Ashramite: Who made that statement? And who answered it?

Swamiji: I do not remember the man who made the statement. The other man who answered is Gerald Heard, an American thinker.

Another visitor: Is the world absolute?

Swamiji: Einstein, whom nobody has the courage to refute (laughs)… says it is not. Up to this time nobody dared to refute Einstein. Newton said that space and time are absolute. And Einstein refuted it saying space and time are not absolute, they are relative. And today he is the god of scientists. So let us take him as God for the time being! (Laughs.) If space and time are absolute, they will catch you forever, you cannot get out of them. And the very fact that you are thinking that it is possible to get out of them shows that they cannot be absolute. If an enemy is an absolute enemy, you cannot defeat him. If he is not an absolute enemy but a relative enemy, then there is a possibility of defeating him.

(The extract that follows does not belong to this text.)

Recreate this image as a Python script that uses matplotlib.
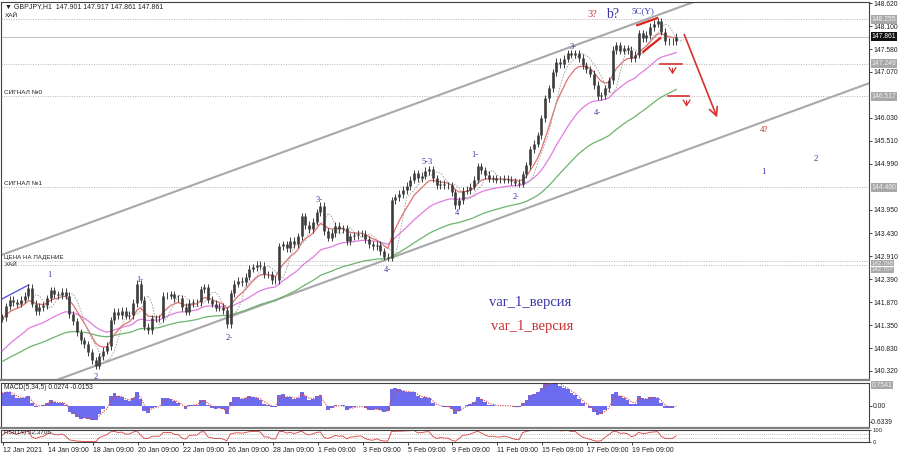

That the world is not really absolute can be shown by the fact that you can get over it and reach God. But if it is absolutely real, you are absolutely bound to the world, and there is no hope of reaching God at all. But you have a feeling that it cannot be so, that you do have a hope of reaching God. That hope is the greatest mentor that is inside you. You have a hope that everything is all right and one day you will reach the Absolute. And that hope will defeat the argument that the world is absolute and therefore space-time is absolute, because space-time and the world are one and the same thing. They are not two different things. If they are absolute, you cannot transcend them; and if you cannot transcend them, there is no hope of salvation. You are eternally bound. But your conscience will not permit you to accept it, and your conscience is your greatest teacher. So, perhaps Newton is not right, and Einstein may be right! Space and time look absolute because we think in terms of them when thinking of the world. The thief becomes welcome if you become friendly with him and you also become a thief. But if you are not a thief, you do not regard theft as desirable. If you join a group of thieves and become one of them, then for you thievery will be all right. (Laughter all around). Yes! So you have joined this party of space-time and they look all right. But if you detach yourself from them, they look relative, and then they do not look all right to you.